WHAT YOU SHOULD DO | Return each line holding the string "that".

***** DATA

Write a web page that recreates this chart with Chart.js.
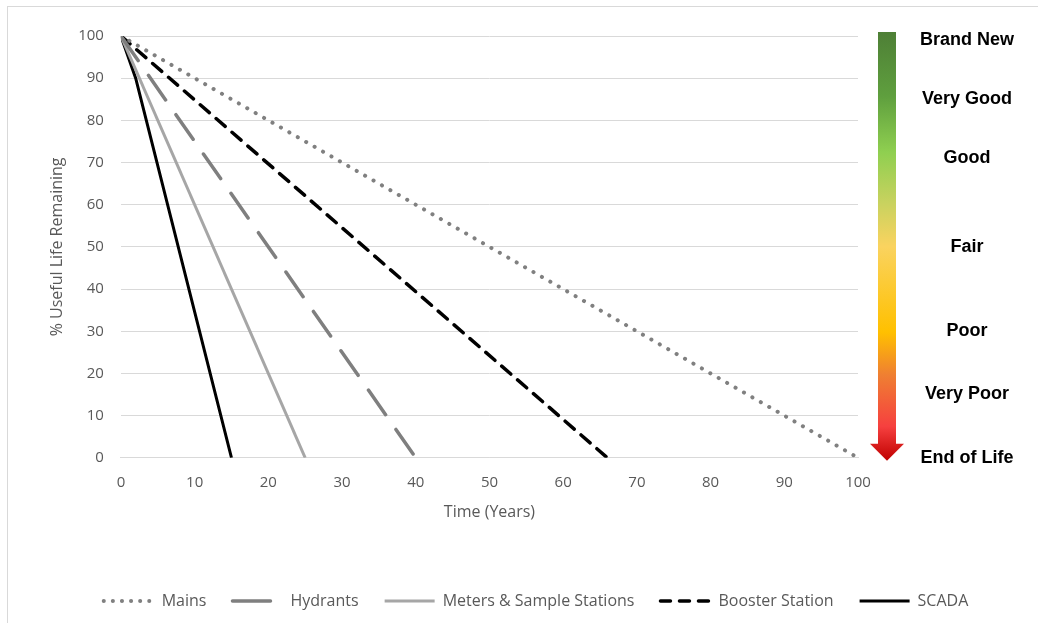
<!DOCTYPE html>
<html>
<head>
<meta charset="utf-8">
<script src="https://cdn.jsdelivr.net/npm/chart.js@4.4.1/dist/chart.umd.min.js"></script>
<style>
  html, body { margin: 0; padding: 0; background: #fff; }
  #wrap { width: 1038px; height: 623px; }
</style>
</head>
<body>
<div id="wrap"><canvas id="myChart"></canvas></div>
<script>
// years on x, % useful life remaining on y
const mainsYears = [0, 100];
const mainsLife = [100, 0];
const hydrantYears = [0, 40];
const hydrantLife = [100, 0];
const meterYears = [0, 25];
const meterLife = [100, 0];
const boosterYears = [0, 66];
const boosterLife = [100, 0];
const scadaYears = [0, 2, 15];
const scadaLife = [100, 90, 0];

const xTicks = [0, 10, 20, 30, 40, 50, 60, 70, 80, 90, 100];
const yTicks = [0, 10, 20, 30, 40, 50, 60, 70, 80, 90, 100];

// condition scale on the right, placed at a % life value
const conditionLabels = ["Brand New", "Very Good", "Good", "Fair", "Poor", "Very Poor", "End of Life"];
const conditionValues = [99, 85, 71, 50, 30, 15, 0];

const toPoints = (xs, ys) => xs.map((x, i) => ({ x: x, y: ys[i] }));

const frame = {
  id: "frame",
  beforeDraw(chart) {
    const ctx = chart.ctx;
    ctx.save();
    ctx.strokeStyle = "#d9d9d9";
    ctx.lineWidth = 1;
    ctx.strokeRect(7.5, 6.5, 1100, 700);
    ctx.restore();
  },
};

const conditionArrow = {
  id: "conditionArrow",
  afterDraw(chart) {
    const ctx = chart.ctx;
    const y = chart.scales.y;
    const top = y.getPixelForValue(100) - 4;
    const bottom = y.getPixelForValue(0) + 3;
    const cx = chart.chartArea.right + 29;
    const headTop = bottom - 17;

    const grad = ctx.createLinearGradient(0, top, 0, bottom);
    grad.addColorStop(0, "#4e7f36");
    grad.addColorStop(0.15, "#5f9f3e");
    grad.addColorStop(0.28, "#8fcf50");
    grad.addColorStop(0.4, "#c9d25f");
    grad.addColorStop(0.5, "#fad35f");
    grad.addColorStop(0.7, "#ffc000");
    grad.addColorStop(0.8, "#ef7f32");
    grad.addColorStop(0.92, "#f6403f");
    grad.addColorStop(1, "#c00000");

    ctx.save();
    ctx.fillStyle = grad;
    ctx.beginPath();
    ctx.moveTo(cx - 9, top);
    ctx.lineTo(cx + 9, top);
    ctx.lineTo(cx + 9, headTop);
    ctx.lineTo(cx + 17, headTop);
    ctx.lineTo(cx, bottom);
    ctx.lineTo(cx - 17, headTop);
    ctx.lineTo(cx - 9, headTop);
    ctx.closePath();
    ctx.fill();

    ctx.fillStyle = "#000";
    ctx.font = "bold 18px 'Liberation Sans', Arial, sans-serif";
    ctx.textAlign = "center";
    ctx.textBaseline = "middle";
    conditionLabels.forEach((txt, i) => {
      ctx.fillText(txt, chart.chartArea.right + 109, y.getPixelForValue(conditionValues[i]));
    });
    ctx.restore();
  },
};

Chart.defaults.font.family = "'Open Sans', sans-serif";
Chart.defaults.color = "#595959";

const ctx = document.getElementById("myChart").getContext("2d");
const chart = new Chart(ctx, {
  type: "line",
  data: {
    datasets: [
      {
        label: "Mains",
        data: toPoints(mainsYears, mainsLife),
        borderColor: "#808080",
        borderWidth: 4,
        borderDash: [0.1, 9.6],
        borderCapStyle: "round",
        legendDash: [0.1, 9],
      },
      {
        label: "Hydrants",
        data: toPoints(hydrantYears, hydrantLife),
        borderColor: "#7f7f7f",
        borderWidth: 3.5,
        borderDash: [30, 18],
        borderCapStyle: "round",
        legendDash: [38, 40],
      },
      {
        label: "Meters & Sample Stations",
        data: toPoints(meterYears, meterLife),
        borderColor: "#a6a6a6",
        borderWidth: 3,
      },
      {
        label: "Booster Station",
        data: toPoints(boosterYears, boosterLife),
        borderColor: "#000000",
        borderWidth: 3.5,
        borderDash: [12, 9],
        borderCapStyle: "round",
        legendDash: [10, 9],
      },
      {
        label: "SCADA",
        data: toPoints(scadaYears, scadaLife),
        borderColor: "#000000",
        borderWidth: 3,
      },
    ],
  },
  options: {
    responsive: true,
    maintainAspectRatio: false,
    animation: false,
    devicePixelRatio: 1,
    parsing: false,
    elements: { point: { radius: 0 }, line: { tension: 0, fill: false } },
    layout: { padding: { top: 36, right: 14, left: 48, bottom: 4 } },
    plugins: {
      tooltip: { enabled: false },
      legend: {
        position: "bottom",
        labels: {
          usePointStyle: true,
          pointStyle: "line",
          pointStyleWidth: 50,
          padding: 26,
          font: { size: 16 },
          color: "#595959",
          // keep the dash pattern of each line in its legend sample
          generateLabels: (chart) =>
            chart.data.datasets.map((ds, i) => ({
              text: ds.label,
              strokeStyle: ds.borderColor,
              fillStyle: ds.borderColor,
              lineWidth: ds.borderWidth,
              lineDash: ds.legendDash || [],
              lineCap: ds.borderCapStyle || "butt",
              pointStyle: "line",
              fontColor: "#595959",
              datasetIndex: i,
              hidden: false,
            })),
        },
      },
    },
    scales: {
      x: {
        type: "linear",
        min: 0,
        max: 100,
        afterBuildTicks: (axis) => { axis.ticks = xTicks.map((v) => ({ value: v })); },
        grid: { display: false, drawTicks: false },
        border: { display: true, color: "#d9d9d9" },
        ticks: { padding: 16, font: { size: 15 }, color: "#595959" },
        title: {
          display: true,
          text: "Time (Years)",
          font: { size: 16 },
          color: "#595959",
          padding: { top: -5, bottom: 45 },
        },
      },
      y: {
        min: 0,
        max: 100,
        afterBuildTicks: (axis) => { axis.ticks = yTicks.map((v) => ({ value: v })); },
        afterFit: (scale) => { scale.width -= 10; },
        grid: { color: "#d9d9d9", drawTicks: false },
        border: { display: false },
        ticks: { padding: 17, font: { size: 15 }, color: "#595959" },
        title: {
          display: true,
          text: "% Useful Life Remaining",
          font: { size: 16 },
          color: "#595959",
          padding: { top: 0, bottom: 4 },
        },
      },
      // empty axis that keeps room for the condition arrow
      side: {
        type: "linear",
        position: "right",
        display: true,
        afterFit: (scale) => { scale.width = 166; },
        grid: { display: false, drawTicks: false },
        border: { display: false },
        ticks: { display: false },
      },
    },
  },
  plugins: [frame, conditionArrow],
});
</script>
</body>
</html>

**********

FULL OUTPUT |
Write a web page that recreates this chart with Chart.js.
      // empty axis that keeps room for the condition arrow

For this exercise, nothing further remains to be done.